FALLOUT from the “Dallas Buyers Club decision” is taking unpredictable and terrifying turns.
The court has ruled that copyright holders can force internet service providers (ISPs) to provide access to their logs, which would allow them to identify who has been illegally downloading their movies.
With this evidence they’ll be able to demand money from the downloaders and potentially sue them.
If you lead a busy life then Netflix and its rivals have such a cornucopia of content that there’s really no reason to download illegally.
But a lot of people are such compulsive downloaders of shows and movies that to them the streaming services are limited and out of date.
An acquaintance who is, shall we say, no stranger to the illegal street-racing community, and thus has an at best tenuous relationship with lawfulness, recently posted on facebook about this.
He was worried about being caught up in future sweeps of ISP data by copyright holders, but wanted an instant access to shows that aren’t legally available in Australia.
His friends’ suggestions were an intriguing mix of different ways to tunnel his internet to a variety of streaming sites around the world in jurisdictions with less care for copyright law.
And then one of this crowd piped up with: “Just fire up a Pineapple Wifi and download as much as you like with your neighbours’ wifi”.
My eyes nearly popped out of my head and after a lot of googling (more exciting watch lists to go on) and chatting with a number of IT security professionals I only feel sicker.

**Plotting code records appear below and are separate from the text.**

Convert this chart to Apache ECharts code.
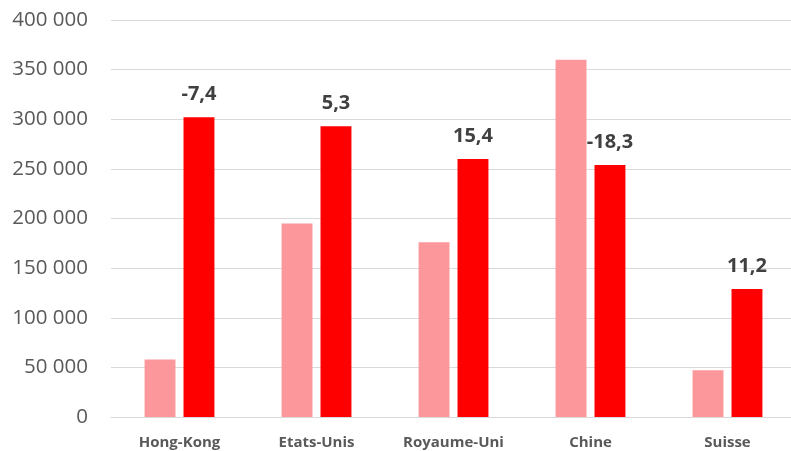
<!DOCTYPE html>
<html>
<head>
<meta charset="utf-8">
<script src="https://cdn.jsdelivr.net/npm/echarts@6/dist/echarts.min.js"></script>
<style>html,body{margin:0;padding:0;background:#fff;overflow:hidden;}#c{width:791px;height:451px;}</style>
</head>
<body>
<div id="c"></div>
<script>
const categories = ['Hong-Kong', 'Etats-Unis', 'Royaume-Uni', 'Chine', 'Suisse'];
const seriesA = [58000, 195000, 176000, 360000, 47000];
const seriesB = [302000, 293000, 260000, 254000, 129000];
const changeLabels = ['-7,4', '5,3', '15,4', '-18,3', '11,2'];
const yMin = 0, yMax = 400000, yStep = 50000;

const chart = echarts.init(document.getElementById('c'), null, {renderer: 'canvas'});
const fmt = v => {
  const s = String(Math.round(v));
  return s.replace(/\B(?=(\d{3})+(?!\d))/g, ' ');
};
chart.setOption({
  animation: false,
  textStyle: {fontFamily: 'Open Sans'},
  grid: {left: 111, width: 685, top: 20, height: 397, containLabel: false, outerBoundsMode: 'none'},
  xAxis: {
    type: 'category',
    data: categories,
    axisLine: {show: true, lineStyle: {color: '#d9d9d9', width: 1}},
    axisTick: {show: false},
    axisLabel: {color: '#595959', fontWeight: 'bold', fontSize: 15, margin: 18, fontFamily: 'Open Sans'}
  },
  yAxis: {
    type: 'value',
    min: yMin, max: yMax, interval: yStep,
    axisLine: {show: false},
    axisTick: {show: false},
    splitLine: {lineStyle: {color: '#d9d9d9', width: 1}},
    axisLabel: {color: '#595959', fontSize: 20.5, margin: 23, formatter: fmt, fontFamily: 'Open Sans'}
  },
  series: [
    {
      type: 'bar', data: seriesA,
      itemStyle: {color: '#fc979b'},
      barGap: '26%', barCategoryGap: '49%'
    },
    {
      type: 'bar', data: seriesB,
      itemStyle: {color: '#ff0000'},
      label: {
        show: true, position: 'top', distance: 13,
        color: '#404040', fontWeight: 'bold', fontSize: 20, fontFamily: 'Open Sans',
        formatter: p => changeLabels[p.dataIndex]
      }
    }
  ]
});
</script>
</body>
</html>
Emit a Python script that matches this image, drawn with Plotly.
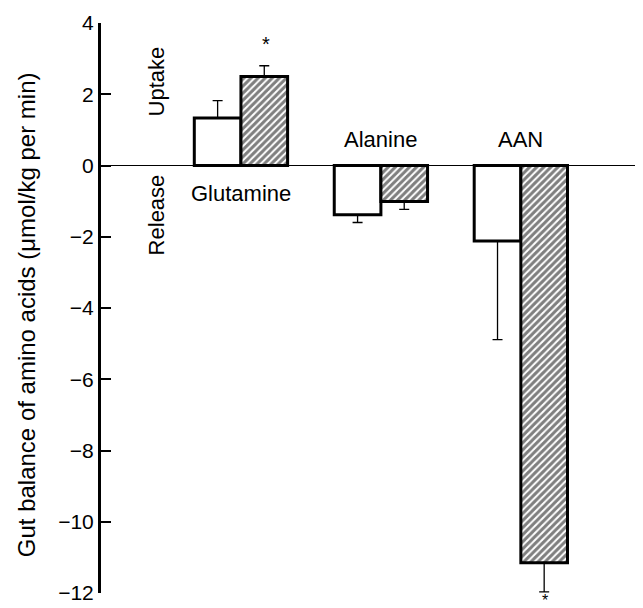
import plotly.graph_objects as go

amino_acids = ["Glutamine", "Alanine", "AAN"]
group_x = [1, 2, 3]
control_values = [1.33, -1.38, -2.12]
control_err = [0.49, 0.22, 2.77]
treated_values = [2.50, -1.01, -11.15]
treated_err = [0.30, 0.22, 0.82]
y_ticks = [-12, -10, -8, -6, -4, -2, 0, 2, 4]


def split_err(vals, errs):
    up = [e if v >= 0 else 0 for v, e in zip(vals, errs)]
    down = [e if v < 0 else 0 for v, e in zip(vals, errs)]
    return up, down


FONT = "Liberation Sans, Arial, Helvetica, sans-serif"

fig = go.Figure()
cu, cd = split_err(control_values, control_err)
tu, td = split_err(treated_values, treated_err)

fig.add_trace(go.Bar(
    x=group_x, y=control_values, name="Control",
    marker=dict(color="white", line=dict(color="black", width=3)),
    error_y=dict(type="data", symmetric=False, array=cu, arrayminus=cd,
                 color="black", thickness=1.3, width=5),
    showlegend=False,
))
fig.add_trace(go.Bar(
    x=group_x, y=treated_values, name="Treated",
    marker=dict(color="white", line=dict(color="black", width=3),
                pattern=dict(shape="/", fgcolor="black", bgcolor="white",
                             size=5, solidity=0.6)),
    error_y=dict(type="data", symmetric=False, array=tu, arrayminus=td,
                 color="black", thickness=1.3, width=5),
    showlegend=False,
))

ann = []
# category labels
ann.append(dict(x=group_x[0], y=-0.78, xref="x", yref="y", text=amino_acids[0],
                showarrow=False, font=dict(size=22)))
ann.append(dict(x=group_x[1], y=0.73, xref="x", yref="y", text=amino_acids[1],
                showarrow=False, font=dict(size=22)))
ann.append(dict(x=group_x[2], y=0.73, xref="x", yref="y", text=amino_acids[2],
                showarrow=False, font=dict(size=22)))
# significance stars
ann.append(dict(x=group_x[0] + 0.18, y=3.4, xref="x", yref="y", text="*",
                showarrow=False, font=dict(size=20)))
ann.append(dict(x=0.807, y=-0.0135, xref="paper", yref="paper", text="*",
                xanchor="center", yanchor="middle", borderpad=0,
                showarrow=False, font=dict(size=16)))
# Uptake / Release
ann.append(dict(x=0.393, y=2.36, xref="x", yref="y", text="Uptake", textangle=-90,
                showarrow=False, font=dict(size=22)))
ann.append(dict(x=0.393, y=-1.4, xref="x", yref="y", text="Release", textangle=-90,
                showarrow=False, font=dict(size=22)))
# y title
ann.append(dict(x=-0.136, y=0.4877, xref="paper", yref="paper",
                xanchor="center", yanchor="middle",
                text="Gut balance of amino acids (μmol/kg per min)", textangle=-90,
                showarrow=False, font=dict(size=24)))

fig.update_layout(
    width=643, height=608,
    margin=dict(l=93, r=0, t=15, b=23),
    paper_bgcolor="white", plot_bgcolor="white",
    barmode="group", bargap=1/3, bargroupgap=0,
    font=dict(family=FONT, color="black"),
    annotations=ann,
    xaxis=dict(range=[0, 3.93], visible=False),
    yaxis=dict(range=[-12, 4], tickvals=y_ticks, ticks="inside", ticklen=10,
               tickwidth=1.5, tickcolor="black", showline=True, linewidth=3,
               linecolor="black", showgrid=False, zeroline=True,
               zerolinecolor="black", zerolinewidth=1,
               tickfont=dict(size=21)),
)

fig.write_html("out.html")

Pineapple Wifi can be ordered online bundled with a fetching rucksack, battery pack, and antennas for a couple of hundred dollars (for legitimate penetration testing, of course, but no questions are asked).
It takes a plethora of software hacking tools and bundles them with a slightly tricked out wifi router and basically allows any non-technical idiot to be a cyber criminal.

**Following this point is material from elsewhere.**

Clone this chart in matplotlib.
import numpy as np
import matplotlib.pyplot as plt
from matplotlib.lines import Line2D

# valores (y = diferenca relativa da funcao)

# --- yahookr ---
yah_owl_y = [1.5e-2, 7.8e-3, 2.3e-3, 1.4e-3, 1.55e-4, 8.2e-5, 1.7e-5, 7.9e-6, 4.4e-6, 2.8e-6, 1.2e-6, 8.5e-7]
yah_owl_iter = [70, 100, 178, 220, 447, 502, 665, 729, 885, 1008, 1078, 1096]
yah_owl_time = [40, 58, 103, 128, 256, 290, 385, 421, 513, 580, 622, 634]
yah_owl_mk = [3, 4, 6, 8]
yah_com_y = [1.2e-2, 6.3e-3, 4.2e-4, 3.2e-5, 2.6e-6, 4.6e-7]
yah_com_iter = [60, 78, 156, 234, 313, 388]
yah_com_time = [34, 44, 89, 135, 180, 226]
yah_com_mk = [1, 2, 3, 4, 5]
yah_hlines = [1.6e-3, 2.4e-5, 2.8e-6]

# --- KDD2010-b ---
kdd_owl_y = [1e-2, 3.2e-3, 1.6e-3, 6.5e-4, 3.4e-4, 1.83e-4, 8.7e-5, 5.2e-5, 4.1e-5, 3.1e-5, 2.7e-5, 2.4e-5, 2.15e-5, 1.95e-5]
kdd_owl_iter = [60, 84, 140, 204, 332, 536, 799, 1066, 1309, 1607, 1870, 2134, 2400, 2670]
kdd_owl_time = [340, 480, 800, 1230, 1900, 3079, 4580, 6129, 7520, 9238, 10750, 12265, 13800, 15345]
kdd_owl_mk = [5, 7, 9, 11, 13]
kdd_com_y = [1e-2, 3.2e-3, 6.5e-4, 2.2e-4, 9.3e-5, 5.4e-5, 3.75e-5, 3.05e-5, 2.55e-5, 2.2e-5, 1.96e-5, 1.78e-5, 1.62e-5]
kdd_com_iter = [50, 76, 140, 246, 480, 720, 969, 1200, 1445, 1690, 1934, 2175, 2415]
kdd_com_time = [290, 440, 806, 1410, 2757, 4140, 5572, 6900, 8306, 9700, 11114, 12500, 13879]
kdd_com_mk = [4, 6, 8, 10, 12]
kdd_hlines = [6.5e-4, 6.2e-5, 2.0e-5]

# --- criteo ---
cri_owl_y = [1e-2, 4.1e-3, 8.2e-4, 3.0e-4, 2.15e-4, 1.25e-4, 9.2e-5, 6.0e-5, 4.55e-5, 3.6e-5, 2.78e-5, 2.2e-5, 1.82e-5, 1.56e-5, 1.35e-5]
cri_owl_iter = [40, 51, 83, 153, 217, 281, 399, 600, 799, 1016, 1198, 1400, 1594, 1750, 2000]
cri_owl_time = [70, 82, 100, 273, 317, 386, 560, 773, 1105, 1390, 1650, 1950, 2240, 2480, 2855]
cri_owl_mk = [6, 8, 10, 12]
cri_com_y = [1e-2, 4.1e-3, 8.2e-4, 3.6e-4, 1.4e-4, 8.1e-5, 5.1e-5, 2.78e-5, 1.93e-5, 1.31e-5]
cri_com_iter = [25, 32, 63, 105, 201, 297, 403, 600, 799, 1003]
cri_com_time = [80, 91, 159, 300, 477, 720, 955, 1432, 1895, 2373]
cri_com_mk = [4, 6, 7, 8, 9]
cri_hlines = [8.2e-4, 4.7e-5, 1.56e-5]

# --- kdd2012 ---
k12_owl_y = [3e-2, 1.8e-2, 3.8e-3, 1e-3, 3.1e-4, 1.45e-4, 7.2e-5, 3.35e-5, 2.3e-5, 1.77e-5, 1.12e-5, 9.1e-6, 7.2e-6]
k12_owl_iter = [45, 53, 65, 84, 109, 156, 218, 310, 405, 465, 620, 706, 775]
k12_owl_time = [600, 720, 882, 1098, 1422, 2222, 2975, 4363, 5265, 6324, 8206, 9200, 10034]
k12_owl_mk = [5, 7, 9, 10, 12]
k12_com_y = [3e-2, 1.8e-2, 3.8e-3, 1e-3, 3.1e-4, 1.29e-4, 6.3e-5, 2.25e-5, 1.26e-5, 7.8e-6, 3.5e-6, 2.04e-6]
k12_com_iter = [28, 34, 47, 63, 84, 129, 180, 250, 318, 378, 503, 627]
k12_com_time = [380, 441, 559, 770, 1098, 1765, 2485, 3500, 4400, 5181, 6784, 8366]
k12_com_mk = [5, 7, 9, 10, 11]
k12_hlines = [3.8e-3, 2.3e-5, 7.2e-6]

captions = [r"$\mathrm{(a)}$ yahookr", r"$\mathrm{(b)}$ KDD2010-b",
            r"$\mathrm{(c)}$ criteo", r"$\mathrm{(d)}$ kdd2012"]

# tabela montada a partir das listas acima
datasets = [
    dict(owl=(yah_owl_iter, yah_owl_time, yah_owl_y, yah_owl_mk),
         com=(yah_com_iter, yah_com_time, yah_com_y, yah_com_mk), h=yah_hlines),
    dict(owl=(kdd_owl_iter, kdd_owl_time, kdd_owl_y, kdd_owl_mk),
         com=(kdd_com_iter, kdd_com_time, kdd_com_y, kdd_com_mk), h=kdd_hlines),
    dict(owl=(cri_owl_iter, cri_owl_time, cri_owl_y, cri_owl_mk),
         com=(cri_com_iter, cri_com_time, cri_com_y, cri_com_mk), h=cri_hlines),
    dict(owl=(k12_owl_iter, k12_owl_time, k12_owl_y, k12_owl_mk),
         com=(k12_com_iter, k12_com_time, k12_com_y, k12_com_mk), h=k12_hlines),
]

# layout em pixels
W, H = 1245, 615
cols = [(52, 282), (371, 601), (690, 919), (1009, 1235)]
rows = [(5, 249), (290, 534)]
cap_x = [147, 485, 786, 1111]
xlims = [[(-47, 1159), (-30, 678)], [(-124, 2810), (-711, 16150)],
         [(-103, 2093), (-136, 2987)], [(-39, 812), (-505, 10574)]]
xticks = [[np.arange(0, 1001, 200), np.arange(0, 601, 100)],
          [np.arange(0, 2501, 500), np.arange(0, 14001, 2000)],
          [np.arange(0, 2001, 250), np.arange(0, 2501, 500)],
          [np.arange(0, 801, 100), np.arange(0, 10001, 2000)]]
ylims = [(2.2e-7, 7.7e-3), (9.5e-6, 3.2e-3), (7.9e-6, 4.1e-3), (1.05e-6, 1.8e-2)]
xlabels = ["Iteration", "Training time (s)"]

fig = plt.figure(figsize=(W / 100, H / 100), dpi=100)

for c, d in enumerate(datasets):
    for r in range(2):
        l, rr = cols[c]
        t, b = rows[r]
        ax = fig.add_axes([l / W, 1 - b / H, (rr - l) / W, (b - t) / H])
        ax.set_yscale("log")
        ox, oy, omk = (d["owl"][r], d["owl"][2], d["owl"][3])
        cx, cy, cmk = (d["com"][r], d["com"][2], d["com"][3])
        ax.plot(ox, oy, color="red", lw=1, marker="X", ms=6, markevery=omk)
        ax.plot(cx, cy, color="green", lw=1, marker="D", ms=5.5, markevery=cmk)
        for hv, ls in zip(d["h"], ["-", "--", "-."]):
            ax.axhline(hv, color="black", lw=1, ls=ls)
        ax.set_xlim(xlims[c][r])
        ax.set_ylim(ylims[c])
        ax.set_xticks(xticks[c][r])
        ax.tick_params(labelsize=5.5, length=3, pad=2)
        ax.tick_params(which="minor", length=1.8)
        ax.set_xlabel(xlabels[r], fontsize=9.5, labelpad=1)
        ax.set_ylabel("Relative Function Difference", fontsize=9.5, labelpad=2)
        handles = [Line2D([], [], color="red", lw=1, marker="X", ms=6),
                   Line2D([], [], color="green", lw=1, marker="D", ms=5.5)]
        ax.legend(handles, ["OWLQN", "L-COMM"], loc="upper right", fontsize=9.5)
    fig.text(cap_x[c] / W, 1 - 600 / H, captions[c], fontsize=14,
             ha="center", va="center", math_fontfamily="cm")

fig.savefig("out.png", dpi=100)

It is by no means alone on the market.
The pieces to build such a thing yourself have been around for a while, which is why a company putting them together and selling them has not created the stir it might have.
For example the “Reaver” software, which launches brute-force password attacks to break open your wifi network, offers a “Pro” version for $75.
The terrifying thing is that non-sophisticated illegal downloaders are becoming aware of such things.
With a high-gain antenna in suburban Canberra they can sit in their parents’ bedroom and target hundreds of nearby wifi networks.
You might wonder why you’ve blown out your download allowance, but the first you’ll really know about it is when the speculative invoices from the copyright holders start to flood in.
Worse than that, the police might kick your door down for downloading material that violates more than copyright. Try explaining that to your wife, kids and neighbours.
The security experts I spoke to couldn’t nominate a consumer-grade router they trusted to hold these devices out, but recommend changing your password monthly, which might at least get the parasites latching on to another host.
None of the above is the worst-case scenario. If the illegal downloader on your network gets enterprising they can, with the included software, perform man-in-the-middle attacks and trick you into logging into fake internet banking pages. Then they can steal all your money.
Law enforcement could fight back using honeypots to draw the hackers in and nab them for exemplary prosecution.
It might be time they were prodded to start doing so.